◆ **DIRECTIVE**
A single run of lines is to be printed exactly: starting at the line with "Recreate this image" and ending at the line with "10.2, 12.62, 15.37];", both included. Leave the pictures out.

━━ SOURCE RECORDS ━━

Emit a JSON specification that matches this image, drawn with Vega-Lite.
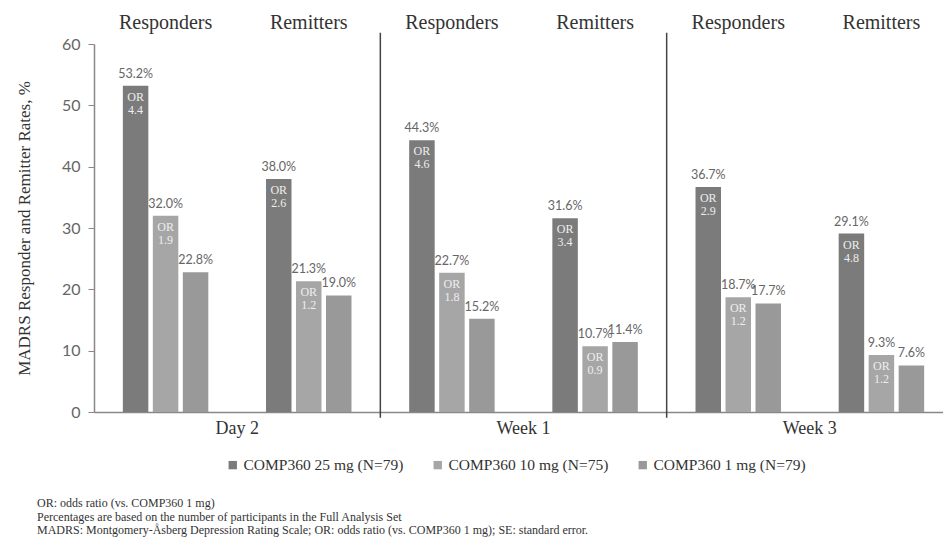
{
  "$schema": "https://vega.github.io/schema/vega-lite/v6.json",
  "width": 849,
  "height": 368,
  "autosize": {"type": "none"},
  "padding": {"left": 94, "top": 44, "right": 0, "bottom": 129},
  "background": "white",
  "config": {
    "view": {"stroke": null},
    "axis": {"grid": false},
    "axisY": {
      "titleFont": "'Liberation Serif', 'Times New Roman', serif",
      "titleFontSize": 17,
      "titleFontWeight": "normal",
      "titleColor": "#333333",
      "titlePadding": 28,
      "labelFont": "Lato",
      "labelFontSize": 16,
      "labelColor": "#666666",
      "tickColor": "#888888",
      "tickSize": 6,
      "labelPadding": 8,
      "domainColor": "#888888",
      "domainWidth": 1.5
    }
  },
  "title": {
    "text": [
      "OR: odds ratio (vs. COMP360 1 mg)",
      "Percentages are based on the number of participants in the Full Analysis Set",
      "MADRS: Montgomery-Åsberg Depression Rating Scale; OR: odds ratio (vs. COMP360 1 mg); SE: standard error."
    ],
    "orient": "bottom",
    "anchor": "start",
    "frame": "group",
    "font": "'Liberation Serif', 'Times New Roman', serif",
    "fontSize": 12,
    "fontWeight": "normal",
    "color": "#333333",
    "lineHeight": 13.5,
    "dx": -57,
    "offset": 24
  },
  "datasets": {
    "bars": [
      {"cat": "Day 2 Responders", "time": "Day 2", "dose": "COMP360 25 mg (N=79)", "rate": 53.2, "or": 4.4},
      {"cat": "Day 2 Responders", "time": "Day 2", "dose": "COMP360 10 mg (N=75)", "rate": 32.0, "or": 1.9},
      {"cat": "Day 2 Responders", "time": "Day 2", "dose": "COMP360 1 mg (N=79)", "rate": 22.8, "or": null},
      {"cat": "Day 2 Remitters", "time": "Day 2", "dose": "COMP360 25 mg (N=79)", "rate": 38.0, "or": 2.6},
      {"cat": "Day 2 Remitters", "time": "Day 2", "dose": "COMP360 10 mg (N=75)", "rate": 21.3, "or": 1.2},
      {"cat": "Day 2 Remitters", "time": "Day 2", "dose": "COMP360 1 mg (N=79)", "rate": 19.0, "or": null},
      {"cat": "Week 1 Responders", "time": "Week 1", "dose": "COMP360 25 mg (N=79)", "rate": 44.3, "or": 4.6},
      {"cat": "Week 1 Responders", "time": "Week 1", "dose": "COMP360 10 mg (N=75)", "rate": 22.7, "or": 1.8},
      {"cat": "Week 1 Responders", "time": "Week 1", "dose": "COMP360 1 mg (N=79)", "rate": 15.2, "or": null},
      {"cat": "Week 1 Remitters", "time": "Week 1", "dose": "COMP360 25 mg (N=79)", "rate": 31.6, "or": 3.4},
      {"cat": "Week 1 Remitters", "time": "Week 1", "dose": "COMP360 10 mg (N=75)", "rate": 10.7, "or": 0.9},
      {"cat": "Week 1 Remitters", "time": "Week 1", "dose": "COMP360 1 mg (N=79)", "rate": 11.4, "or": null},
      {"cat": "Week 3 Responders", "time": "Week 3", "dose": "COMP360 25 mg (N=79)", "rate": 36.7, "or": 2.9},
      {"cat": "Week 3 Responders", "time": "Week 3", "dose": "COMP360 10 mg (N=75)", "rate": 18.7, "or": 1.2},
      {"cat": "Week 3 Responders", "time": "Week 3", "dose": "COMP360 1 mg (N=79)", "rate": 17.7, "or": null},
      {"cat": "Week 3 Remitters", "time": "Week 3", "dose": "COMP360 25 mg (N=79)", "rate": 29.1, "or": 4.8},
      {"cat": "Week 3 Remitters", "time": "Week 3", "dose": "COMP360 10 mg (N=75)", "rate": 9.3, "or": 1.2},
      {"cat": "Week 3 Remitters", "time": "Week 3", "dose": "COMP360 1 mg (N=79)", "rate": 7.6, "or": null}
    ],
    "seps": [
      {"time": "Week 1"},
      {"time": "Week 3"}
    ]
  },
  "layer": [
    {
      "data": {"name": "bars"},
      "encoding": {
        "x": {
          "field": "cat",
          "type": "nominal",
          "sort": null,
          "scale": {"range": [0, 859], "paddingInner": 0.403, "paddingOuter": 0.2015},
          "axis": {
            "orient": "top",
            "title": null,
            "ticks": false,
            "tickSize": 0,
            "domain": false,
            "labelAngle": 0,
            "labelFont": "'Liberation Serif', 'Times New Roman', serif",
            "labelFontSize": 20,
            "labelColor": "#333333",
            "labelPadding": 12,
            "labelExpr": "split(datum.label, ' ')[2]"
          }
        },
        "xOffset": {
          "field": "dose",
          "type": "nominal",
          "sort": ["COMP360 25 mg (N=79)", "COMP360 10 mg (N=75)", "COMP360 1 mg (N=79)"],
          "scale": {"paddingInner": 0.15, "paddingOuter": 0}
        },
        "y": {
          "field": "rate",
          "type": "quantitative",
          "scale": {"domain": [0, 60], "nice": false},
          "axis": {"title": "MADRS Responder and Remitter Rates, %", "values": [0, 10, 20, 30, 40, 50, 60]}
        }
      },
      "layer": [
        {
          "mark": {"type": "bar"},
          "encoding": {
            "color": {
              "field": "dose",
              "type": "nominal",
              "scale": {
                "domain": ["COMP360 25 mg (N=79)", "COMP360 10 mg (N=75)", "COMP360 1 mg (N=79)"],
                "range": ["#7b7b7b", "#a6a6a6", "#999999"]
              },
              "legend": {
                "orient": "none",
                "legendX": 131,
                "legendY": 413,
                "direction": "horizontal",
                "title": null,
                "symbolType": "square",
                "symbolSize": 70,
                "symbolStrokeWidth": 0,
                "labelFont": "'Liberation Serif', 'Times New Roman', serif",
                "labelFontSize": 15.5,
                "labelColor": "#333333",
                "labelOffset": 3,
                "columnPadding": 26
              }
            }
          }
        },
        {
          "mark": {
            "type": "text",
            "font": "Lato",
            "fontSize": 12.5,
            "color": "#666666",
            "baseline": "alphabetic",
            "dy": -8,
            "text": {"expr": "format(datum.rate, '.1f') + '%'"}
          }
        },
        {
          "transform": [{"filter": "datum.or != null"}],
          "mark": {
            "type": "text",
            "font": "'Liberation Serif', 'Times New Roman', serif",
            "fontSize": 12,
            "color": "#eeeeee",
            "baseline": "top",
            "dy": 6,
            "text": "OR"
          }
        },
        {
          "transform": [{"filter": "datum.or != null"}],
          "mark": {
            "type": "text",
            "font": "'Liberation Serif', 'Times New Roman', serif",
            "fontSize": 12,
            "color": "#eeeeee",
            "baseline": "top",
            "dy": 19
          },
          "encoding": {
            "text": {"field": "or", "type": "quantitative", "format": ".1f"}
          }
        }
      ]
    },
    {
      "data": {"name": "seps"},
      "mark": {"type": "rule", "color": "#444444", "strokeWidth": 1.5},
      "encoding": {
        "x": {
          "field": "time",
          "type": "nominal",
          "bandPosition": 0,
          "scale": {"domain": ["Day 2", "Week 1", "Week 3"], "range": [0, 859], "paddingInner": 0, "paddingOuter": 0},
          "axis": {
            "orient": "bottom",
            "title": null,
            "ticks": false,
            "tickSize": 0,
            "domainColor": "#888888",
            "domainWidth": 1.5,
            "labelAngle": 0,
            "labelFont": "'Liberation Serif', 'Times New Roman', serif",
            "labelFontSize": 18,
            "labelColor": "#333333",
            "labelPadding": 7
          }
        },
        "y": {"datum": 61.85, "type": "quantitative", "scale": {"domain": [0, 60], "nice": false}, "axis": {"title": "MADRS Responder and Remitter Rates, %", "values": [0, 10, 20, 30, 40, 50, 60]}},
        "y2": {"datum": -0.93}
      }
    }
  ],
  "resolve": {"scale": {"x": "independent"}, "axis": {"x": "independent"}}
}
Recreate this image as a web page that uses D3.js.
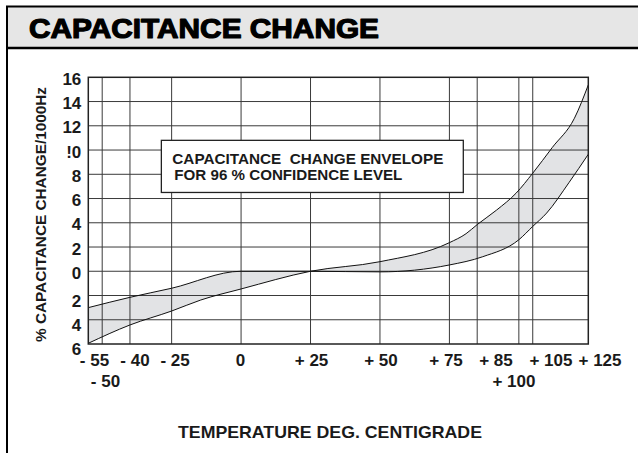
<!DOCTYPE html>
<html>
<head>
<meta charset="utf-8">
<script src="https://cdn.jsdelivr.net/npm/d3@7/dist/d3.min.js"></script>
<style>
  html, body { margin: 0; padding: 0; background: #fff; }
  svg { display: block; }
  text { font-family: "Liberation Sans", Arial, Helvetica, sans-serif; font-weight: bold; fill: #1a1a1a; }
</style>
</head>
<body>
<svg id="chart" width="638" height="453"></svg>
<script>
// ---------------- DATA ----------------
const chartTitle = "CAPACITANCE CHANGE";
const xTitle = "TEMPERATURE DEG. CENTIGRADE";
const yTitle = "% CAPACITANCE CHANGE/1000Hz";
const boxLines = ["CAPACITANCE  CHANGE ENVELOPE", "FOR 96 % CONFIDENCE LEVEL"];

const xTickValues = [-55, -50, -40, -25, 0, 25, 50, 75, 85, 100, 105, 125];
const xTickLabels = ["- 55", "- 50", "- 40", "- 25", "0", "+ 25", "+ 50", "+ 75", "+ 85", "+ 100", "+ 105", "+ 125"];

const yTickValues = [16, 14, 12, 10, 8, 6, 4, 2, 0, -2, -4, -6];
const yTickLabels = ["16", "14", "12", "!0", "8", "6", "4", "2", "0", "2", "4", "6"];

// envelope boundary A (upper on the cold side, lower on the hot side)
const envATemps  = [-55, -40, -25, 0, 25, 50, 75, 87, 100, 105, 110, 118, 125];
const envAValues = [-3.0, -2.15, -1.4, 0, 0, -0.05, 0.52, 1.2, 2.6, 3.7, 4.8, 7.3, 9.65];

// envelope boundary B (lower on the cold side, upper on the hot side)
const envBTemps  = [-55, -40, -25, -14.5, 0, 25, 50, 75, 81, 85, 92, 99, 105, 112, 120, 125];
const envBValues = [-5.94, -4.43, -3.28, -2.37, -1.46, 0, 0.79, 2.36, 3.1, 3.85, 5.05, 6.44, 8.09, 10.2, 12.62, 15.37];

// ---------------- LAYOUT ----------------
const W = 638, H = 453;
const plot = { left: 88.3, right: 588.3, top: 77.3, bottom: 344 };
// label layout tweaks (horizontal nudges and second-row placement)
const xLabelDx = [5.7, 2.8, 4.5, 2.9, -1, 0.5, 0.5, -3.9, 18.3, -5.4, 17.7, 11.2];
const xLabelRow = [0, 1, 0, 0, 0, 0, 0, 0, 0, 1, 0, 0];

const svg = d3.select("#chart");

const x = d3.scaleLinear().domain([-55, 125]).range([plot.left, plot.right]);
const y = d3.scaleLinear().domain([-6, 16]).range([plot.bottom, plot.top]);

// ---------------- FRAME / HEADER ----------------
svg.append("rect").attr("x", 7).attr("y", 7).attr("width", W - 7).attr("height", 40)
  .attr("fill", "#e6e6e6");
svg.append("line").attr("x1", 6).attr("x2", W).attr("y1", 6.5).attr("y2", 6.5)
  .attr("stroke", "#000").attr("stroke-width", 2);
svg.append("line").attr("x1", 7).attr("x2", 7).attr("y1", 6).attr("y2", H)
  .attr("stroke", "#000").attr("stroke-width", 2);
svg.append("line").attr("x1", 6).attr("x2", W).attr("y1", 48).attr("y2", 48)
  .attr("stroke", "#000").attr("stroke-width", 2.5);

svg.append("text").attr("x", 29).attr("y", 38)
  .attr("font-size", 27).attr("textLength", 350).attr("lengthAdjust", "spacingAndGlyphs")
  .style("font-weight", "900").style("fill", "#000")
  .attr("stroke", "#000").attr("stroke-width", 1.2).attr("stroke-linejoin", "round")
  .text(chartTitle);

// ---------------- ENVELOPE FILL ----------------
const lineGen = d3.line().x(d => x(d[0])).y(d => y(d[1])).curve(d3.curveMonotoneX);
const aPts = envATemps.map((t, i) => [t, envAValues[i]]);
const bPts = envBTemps.map((t, i) => [t, envBValues[i]]);

// closed shape: A forward, B backward
const fillPath = lineGen(aPts) + "L" + lineGen(bPts.slice().reverse()).slice(1) + "Z";
svg.append("path").attr("d", fillPath).attr("fill", "#e2e3e5").attr("stroke", "none");

// ---------------- GRID ----------------
const grid = svg.append("g");
grid.selectAll("line.v").data(xTickValues.filter(v => v > -55 && v < 125)).join("line")
  .attr("x1", d => x(d)).attr("x2", d => x(d))
  .attr("y1", plot.top).attr("y2", plot.bottom)
  .attr("stroke", "#3a3a3a").attr("stroke-width", 1);
grid.selectAll("line.h").data(yTickValues.filter(v => v > -6 && v < 16)).join("line")
  .attr("x1", plot.left).attr("x2", plot.right)
  .attr("y1", d => y(d)).attr("y2", d => y(d))
  .attr("stroke", "#3a3a3a").attr("stroke-width", 1);

// ---------------- CURVES ----------------
svg.append("path").attr("d", lineGen(aPts)).attr("fill", "none")
  .attr("stroke", "#111").attr("stroke-width", 1);
svg.append("path").attr("d", lineGen(bPts)).attr("fill", "none")
  .attr("stroke", "#111").attr("stroke-width", 1);

// plot frame
svg.append("rect").attr("x", plot.left).attr("y", plot.top)
  .attr("width", plot.right - plot.left).attr("height", plot.bottom - plot.top)
  .attr("fill", "none").attr("stroke", "#222").attr("stroke-width", 1.5);

// ---------------- ANNOTATION BOX ----------------
const bx = x(-28.7), bx2 = x(80), by = y(10.8), by2 = y(6.5);
svg.append("rect").attr("x", bx).attr("y", by).attr("width", bx2 - bx).attr("height", by2 - by)
  .attr("fill", "#fff").attr("stroke", "#222").attr("stroke-width", 1.3);
svg.append("text").attr("x", bx + 11).attr("y", by + 23.5).attr("font-size", 15)
  .attr("textLength", 271).attr("lengthAdjust", "spacingAndGlyphs")
  .style("white-space", "pre").text(boxLines[0]);
svg.append("text").attr("x", bx + 13).attr("y", by + 40).attr("font-size", 15)
  .attr("textLength", 228).attr("lengthAdjust", "spacingAndGlyphs")
  .text(boxLines[1]);

// ---------------- AXES LABELS ----------------
const xAxis = d3.axisBottom(x).tickValues(xTickValues).tickSize(0)
  .tickFormat((d, i) => xTickLabels[i]);
const gx = svg.append("g").attr("transform", `translate(0,${plot.bottom})`).call(xAxis);
gx.select(".domain").remove();
gx.selectAll(".tick text")
  .attr("font-size", 17).attr("font-family", null)
  .attr("dx", (d, i) => xLabelDx[i])
  .attr("dy", null)
  .attr("y", (d, i) => xLabelRow[i] ? 43 : 22)
  .style("fill", "#1a1a1a");

const yAxis = d3.axisLeft(y).tickValues(yTickValues).tickSize(0)
  .tickFormat((d, i) => yTickLabels[i]);
const gy = svg.append("g").attr("transform", `translate(${plot.left - 7},0)`).call(yAxis);
gy.select(".domain").remove();
gy.selectAll(".tick text")
  .attr("font-size", 17).attr("font-family", null)
  .attr("x", 0)
  .attr("dy", d => d < 0 ? "0.62em" : "0.42em")
  .style("fill", "#1a1a1a");

svg.append("text").attr("x", 330).attr("y", 438).attr("text-anchor", "middle")
  .attr("font-size", 17).attr("textLength", 304).attr("lengthAdjust", "spacingAndGlyphs")
  .text(xTitle);

svg.append("text").attr("transform", `translate(46,${(87 + 342) / 2}) rotate(-90)`)
  .attr("text-anchor", "middle").attr("font-size", 15)
  .attr("textLength", 255).attr("lengthAdjust", "spacingAndGlyphs")
  .text(yTitle);
</script>
</body>
</html>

━━━

◆ **SOLUTION TO THIS TASK**
Recreate this image as a web page that uses D3.js.
<!DOCTYPE html>
<html>
<head>
<meta charset="utf-8">
<script src="https://cdn.jsdelivr.net/npm/d3@7/dist/d3.min.js"></script>
<style>
  html, body { margin: 0; padding: 0; background: #fff; }
  svg { display: block; }
  text { font-family: "Liberation Sans", Arial, Helvetica, sans-serif; font-weight: bold; fill: #1a1a1a; }
</style>
</head>
<body>
<svg id="chart" width="638" height="453"></svg>
<script>
// ---------------- DATA ----------------
const chartTitle = "CAPACITANCE CHANGE";
const xTitle = "TEMPERATURE DEG. CENTIGRADE";
const yTitle = "% CAPACITANCE CHANGE/1000Hz";
const boxLines = ["CAPACITANCE  CHANGE ENVELOPE", "FOR 96 % CONFIDENCE LEVEL"];

const xTickValues = [-55, -50, -40, -25, 0, 25, 50, 75, 85, 100, 105, 125];
const xTickLabels = ["- 55", "- 50", "- 40", "- 25", "0", "+ 25", "+ 50", "+ 75", "+ 85", "+ 100", "+ 105", "+ 125"];

const yTickValues = [16, 14, 12, 10, 8, 6, 4, 2, 0, -2, -4, -6];
const yTickLabels = ["16", "14", "12", "!0", "8", "6", "4", "2", "0", "2", "4", "6"];

// envelope boundary A (upper on the cold side, lower on the hot side)
const envATemps  = [-55, -40, -25, 0, 25, 50, 75, 87, 100, 105, 110, 118, 125];
const envAValues = [-3.0, -2.15, -1.4, 0, 0, -0.05, 0.52, 1.2, 2.6, 3.7, 4.8, 7.3, 9.65];

// envelope boundary B (lower on the cold side, upper on the hot side)
const envBTemps  = [-55, -40, -25, -14.5, 0, 25, 50, 75, 81, 85, 92, 99, 105, 112, 120, 125];
const envBValues = [-5.94, -4.43, -3.28, -2.37, -1.46, 0, 0.79, 2.36, 3.1, 3.85, 5.05, 6.44, 8.09, 10.2, 12.62, 15.37];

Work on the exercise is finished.